The purity of the preparation was checked by the method of paramagnetic resonance. The point is that titanium(III) chloride at $T = 77^\circ \mathrm{K}$ gives a measurable resonance effect, whereas titanium carbonate obtained from the chloride, after thorough washing, gives no effect.

In view of the low stability of the titanium(III) carbonate obtained by us, finding its general chemical formula was extremely difficult. On the basis of chemical analysis we succeeded in establishing the ratio between the amount of $\mathrm{CO_3^{-2}}$ ions and $\mathrm{Ti^{3+}}$ ions in one and the same sample. This ratio proved to be equal to $1 : 1$ with an accuracy of up to 3%. The analysis was carried out as follows: a freshly prepared sample of titanium carbonate, after thorough washing and checking for the absence of $\mathrm{TiCl_3}$, was subjected to the action of HCl; the amount of carbon dioxide evolved was determined with the aid of Berg’s burette ($^3$). In the solution obtained after the action of HCl, titanium was determined gravimetrically in the form of $\mathrm{TiO_2}$. For this purpose titanium was precipitated with a 3% solution of cupferron. The yellow precipitate obtained, after thorough washing, was ignited in the full flame of a gas burner to constant weight. On the basis of the ratio found we may assert that our salt is basic in character and corresponds to one of the formulas: $\mathrm{Ti(OH)CO_3}$ or $\mathrm{Ti_2O(CO_3)_2}$.

Experimental part

Several pieces of titanium carbonate are placed in a porcelain dish, and with frequent stirring at room temperature, molten-

acid. As a result of the reaction, a grass-green solution is formed. A solution of analogous color is obtained when a small amount of hydrofluoric acid is allowed to act, without heating, on crystalline titanium chloride. When hydroiodic acid acts on titanium carbonate, a solution likewise of grass-green color is obtained. When hydrobromic acid and hydrochloric acid act on titanium carbonate, however, a violet solution is obtained. The solutions obtained were studied by the method of paramagnetic resonance.
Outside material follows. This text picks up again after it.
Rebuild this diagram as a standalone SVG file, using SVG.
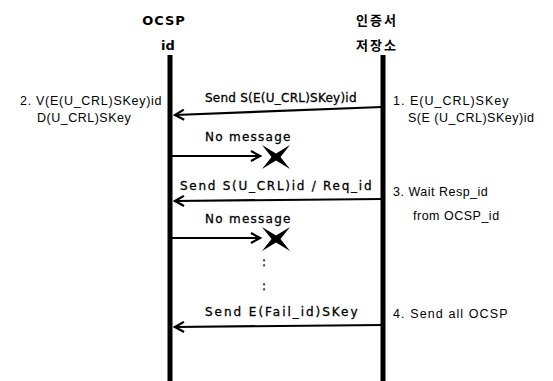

As a result of the study of these complexes by the EPR method \(^{(4)}\), it was established that the green solutions give a measurable resonant paramagnetic absorption, whereas the violet solutions give no effect. Evidently, the solutions that have a green coloration contain a low-symmetry complex of composition \([\mathrm{TiF}_n(\mathrm{H}_2\mathrm{O})_{6-n}]^{3-n}\), while the solutions that have a violet coloration contain the high-symmetry complex of composition \([\mathrm{Ti}(\mathrm{H}_2\mathrm{O})_6]\).

Besides green solutions of complexes, we obtained brown solutions. Thus, when hydrofluoric acid is allowed to act on crystalline titanium chloride at room temperature, a brown solution is first formed. With further action of the acid, this solution gradually turns green. However, both solutions, the green and the brown, give practically identical EPR signals.

Fig. 1

Figure 1 shows the EPR line from an aqueous solution of brown-colored complexes, with concentration \(0.25\ \mathrm{M/l}\), obtained at an oscillating magnetic-field frequency \(\nu = 9320\ \mathrm{MHz}\) and at room temperature; \(\delta H = 18\) oersted.

The very presence of the effect makes it possible to consider that the brown complex, like the green ones, belongs to the low-symmetry forms. At the same time, the almost complete identity of the EPR spectra in both cases shows that the distance between the lower orbital singlet and the nearest doublet is practically the same in both cases.

Physical-Technical Institute
Kazan Branch of the Academy of Sciences of the USSR

Received
2 XII 1961

CITED LITERATURE

1. V. I. Avvakumov, N. S. Garif’yanov, E. I. Semenova, ZhETF, 39, 11, 1215 (1960).
2. V. M. Avvakumov, N. S. Garif’yanov et al., Fiz. tverd. tela, 3, 7, 2111 (1961).
3. L. G. Berg, B. Ya. Teitel’baum, DAN, 79, No. 5, 791 (1951).
4. N. S. Garif’yanov, E. I. Semenova, DAN, 140, No. 1, 157 (1961).